Monday, May 26, 2014

Oryx and Crake by Margaret Atwood

Oryx and Crake   I am not sure how to describe Oryx and Crake.  It is definitely not a love story as is claimed in the blurb on the back cover.  (Seriously did the person who wrote the blurb even read the book?  Oryx and Crake don’t even appear in the same time and space until the last quarter of the book.)  It is a utopia (if such a thing even exists) or dystopia, depending on one’s point of view.  Chickens are bred to produce multiple breasts, wings, and other parts people like to eat.  There is a cure for nearly every disease so to keep making money pharmaceutical companies create new diseases to cure.  Genetic experimentation has been taken to the extremes with varying degrees of success.  In addition to the chickens there are pigoons, ranks, wolves.  The amazing thing about this story is that it all seems kind of possible.  The world Atwood describes is not so farfetched that I couldn’t imagine it happening in some form or another in the not too distant future.

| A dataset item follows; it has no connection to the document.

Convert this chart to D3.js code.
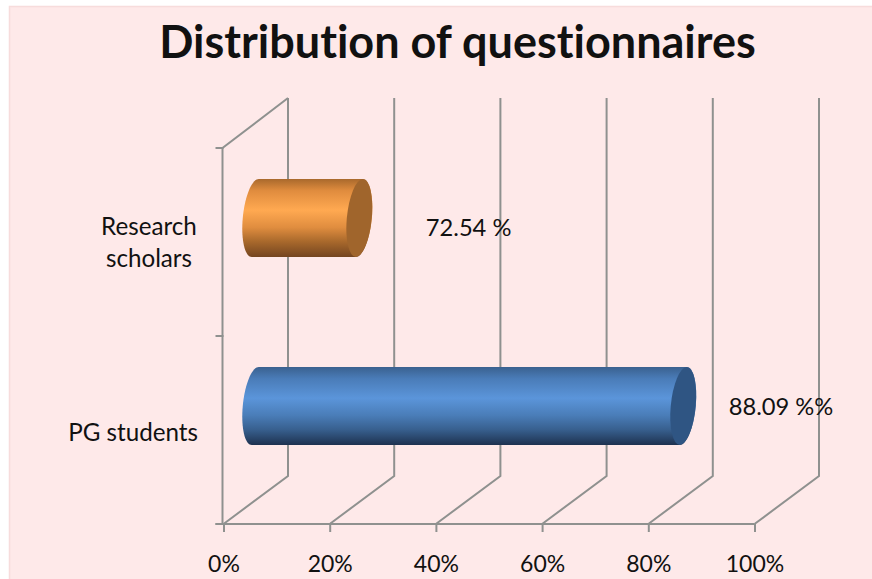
<!DOCTYPE html>
<html><head><meta charset="utf-8">
<script src="https://cdn.jsdelivr.net/npm/d3@7"></script>
<style>
html,body{margin:0;padding:0;background:#fff}
svg{display:block}
text{font-family:Lato,"Open Sans",sans-serif;fill:#111;font-variant-ligatures:none}
</style></head><body>
<svg id="c" width="872" height="579"></svg>
<script>
const titleText = "Distribution of questionnaires";
const categories = ["PG students", "Research scholars"];
const plottedValues = [80.6, 19.6];
const dataLabels = ["88.09 %%", "72.54 %"];
const xTicks = [0, 20, 40, 60, 80, 100];
const seriesColors = [
  {stops:["#3a618f","#4a7cb8","#5b95da","#4a7db8","#38608f","#1e3250"], cap:"#2f5583"},
  {stops:["#a9692c","#e08c3e","#ffa951","#e08d3f","#a9692c","#744520"], cap:"#a0652c"}
];

const svg = d3.select("#c");
const W = 872, H = 579;
const floorY = 524, topFront = 148, leftX = 223.5, rightX = 754.5;
const dx = 64.5, dy = -48, backTop = 98;

svg.append("rect").attr("x",9.5).attr("y",6.5).attr("width",W).attr("height",H)
  .attr("fill","#fee9e9").attr("stroke","#f7dcdc").attr("stroke-width",1.5);

svg.append("text").attr("x",457.5).attr("y",58).attr("text-anchor","middle")
  .attr("font-size",45).attr("font-weight",700).attr("fill","#000").text(titleText);

const x = d3.scaleLinear().domain([0,100]).range([leftX,rightX]);
const y = d3.scaleBand().domain(categories).range([floorY,topFront]);

const grid = "#8f918f";
const sw = 2;
const walls = svg.append("g").attr("fill","none").attr("stroke",grid).attr("stroke-width",sw);
xTicks.forEach(t=>{
  const p = d3.path();
  p.moveTo(x(t),floorY); p.lineTo(x(t)+dx,floorY+dy); p.lineTo(x(t)+dx,backTop);
  walls.append("path").attr("d",p.toString());
});
const lw = d3.path();
lw.moveTo(leftX-1,floorY); lw.lineTo(leftX-1,topFront); lw.lineTo(leftX+dx,backTop);
walls.append("path").attr("d",lw.toString());

const xAxis = d3.axisBottom(x).tickValues(xTicks).tickSize(8).tickPadding(24).tickFormat(d=>d+"%");
const gx = svg.append("g").attr("transform",`translate(0,${floorY})`).call(xAxis);
gx.select(".domain").attr("stroke",grid).attr("stroke-width",sw).attr("d",`M${leftX-8},0H${rightX}`);
gx.selectAll(".tick line").attr("stroke",grid).attr("stroke-width",sw);
gx.selectAll(".tick text").attr("font-size",23).attr("font-family",'Lato,sans-serif').attr("fill","#111");

const yTicks = [floorY,(floorY+topFront)/2,topFront];
svg.append("g").selectAll("line").data(yTicks).join("line")
  .attr("x1",leftX-8).attr("x2",leftX).attr("y1",d=>d).attr("y2",d=>d)
  .attr("stroke",grid).attr("stroke-width",sw);

const defs = svg.append("defs");
const offs = [0,0.15,0.4,0.62,0.8,1];
const barH = 78, rx = 12.5, skew = -0.09;
const ox = dx/2, oy = dy/2;

categories.forEach((c,i)=>{
  const top = y(c)+y.bandwidth()/2+oy-barH/2;
  const cy = top+barH/2, ry = barH/2;
  const x0 = x(0)+ox-0.5, x1 = x(plottedValues[i])+ox-0.5;
  const gid = "grad"+i;
  const g = defs.append("linearGradient").attr("id",gid).attr("gradientUnits","userSpaceOnUse")
    .attr("x1",0).attr("x2",0).attr("y1",top).attr("y2",top+barH);
  offs.forEach((o,k)=>g.append("stop").attr("offset",o).attr("stop-color",seriesColors[i].stops[k]));
  // ellipse outline point, sheared so the cap leans like the 3-D cylinder
  const ePt = (cx,a)=>{ const ey = ry*Math.sin(a), ex = rx*Math.cos(a); return [cx+ex+skew*ey, cy+ey]; };
  const line = d3.line();
  const tp = a=>a*Math.PI/180;
  const body = [];
  d3.range(90,271,5).forEach(a=>body.push(ePt(x0,tp(a))));   // left half of start cap, bottom to top
  d3.range(270,451,5).forEach(a=>body.push(ePt(x1,tp(a))));  // right half of end cap, top to bottom
  const bar = svg.append("g");
  bar.append("path").attr("fill",`url(#${gid})`).attr("d",line(body)+"Z");
  bar.append("ellipse").attr("rx",rx).attr("ry",ry).attr("fill",seriesColors[i].cap)
    .attr("transform",`matrix(1,0,${skew},1,${x1},${cy})`);
});

// category labels
const catLines = {"PG students":["PG students"],"Research scholars":["Research","scholars"]};
svg.append("text").attr("x",198).attr("y",441).attr("text-anchor","end").attr("font-size",24.2).text(catLines["PG students"][0]);
const rs = svg.append("text").attr("text-anchor","middle").attr("font-size",24.2);
rs.append("tspan").attr("x",149).attr("y",235).text(catLines["Research scholars"][0]);
rs.append("tspan").attr("x",149).attr("y",267).text(catLines["Research scholars"][1]);

// data labels
svg.append("text").attr("x",x(plottedValues[0])+ox+45).attr("y",415).attr("font-size",23.7).text(dataLabels[0]);
svg.append("text").attr("x",x(plottedValues[1])+ox+66).attr("y",236).attr("font-size",23.7).text(dataLabels[1]);
</script>
</body></html>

Snowman (formerly known as Jimmy) tells the story in a non-linear format.  Stories of his childhood, his best (and only) friend Crake, and his life in a bubble (or compound) are intermixed with his life as Snowman among the Children of Crake after much of the world’s population has been decimated by a man made plague.  Snowman/Jimmy is sort of an everyman trying to survive after a disaster.  He has no special skills other than an ability to write snappy advertising slogans.  Yet somehow he has become the defacto leader of the Children of Crake, a sort of re-engineered species of humans.

For the first two-thirds of the book I had a hard time figuring out what this book was about.  I read and reread the blurb on the back cover to remind myself. That turned out to be little help because as noted earlier, this is not really a love story.   The story was interesting enough to keep me reading but there were chunks where I couldn’t help but wonder what the end goal was.  I mean in a mystery the goal is to figure out who did it.  In a romance the goal is for the two people to finally realize they are meant for one another.  In a fantasy novel there is usually some sort of quest.  Even in an ordinary non-genre fiction story there’s a “I was going about my day as normal and then this extraordinary thing happened and here’s how it changed me” storyline.  Here there wasn’t any of that, not exactly.  Even though a catastrophe has occurred Snowman is not trying to do anything in particular except get through the day and night.  It does come together in the end, but not until the last hundred pages or so.  Maybe I am too goal oriented but if someone asked me what this was about I am not sure I could answer in a coherent way.

This isn’t to say I didn’t like Oryx and Crake.  I did but it was also really easy to put down and walk away, at least until the end where the story starts to come together.  Thinking about it some more, I might describe it as a thought experiment or long form hypothetical posed in novel format.  It definitely makes one think.

This is the first in a trilogy.  The next two books are The Year of the Flood and MaddAddam.  Even though I'm still not quite sure what the story is about I am looking forward to seeing what happens next.